On the way back me and Mike tried for some Daubenton's over the Wansford Canal but no such luck. A couple of glimpsed Barn Owls being our reward. We do have a public access place for Leisler's Bats now though and we reckon we should see these beauties soon.

Thursday, 4 September 2008

Alpine Birds

Check out Dale Forbes's blog Alpine Birds. Some cool stuff from the roof of Europe.
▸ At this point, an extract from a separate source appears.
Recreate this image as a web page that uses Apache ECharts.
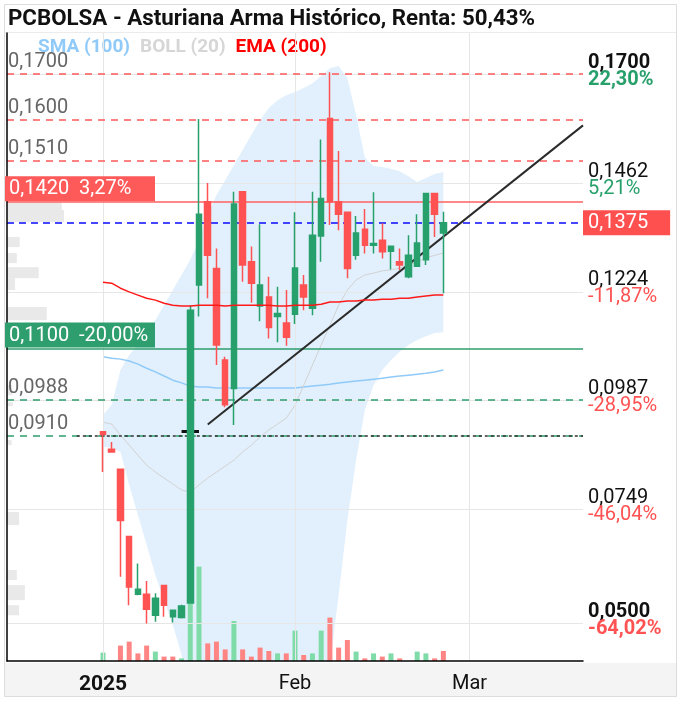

Tonight I'm off batting, not the cricket related activity but on a bat walk at Harewood House with a couple of mates from BF, Mike & John. Heres hoping we get some good stuff. Obviously the results will be here tomorrow.

Monday, 1 September 2008

Barmston

Went for a paddle out today seeing as Ive done next to no birding all summer. Decided to visit Barmston, scene of a Little Auk mega feast last year (1000 bird day!) as a presumed juv Kentish Plover had been seen there yesterday. Nearly had a last minute change of mind when a GWE pitched up at long nab but it pushed off pronto (and was later seen flying over Scaling dam). I held no great hopes for relocating this but its a nice spot for a seawatch and a wander. Plenty of bits and pieces moving including a gorgeous summer plumage Red-throated Diver preening on the sea. Also a bit surreal were some Shelducks sat about 300m out plus Great Crested Grebe. Passing by 50ish Shoveler and 100ish Teal were expected fare. No shearwaters or Skuas and only a handful of Common and Sarnie Terns. Very little on the passerine front with Pied Wag, Linnets, Sand Martin and Swallow. Not so much as a Wheatear so didnt thrash the marsh too hard due to total lack of enthusiasm. Grilled the waders on the beach which were mainly juv Ringos with a couple of sum plum Sanderlings and a sprinkling of black-bellied Dunlin. A detour via Hornsea Mere home brought a few Little Gulls and some other dross. Was good to be out and the Little Gulls pushed the year list onto 225.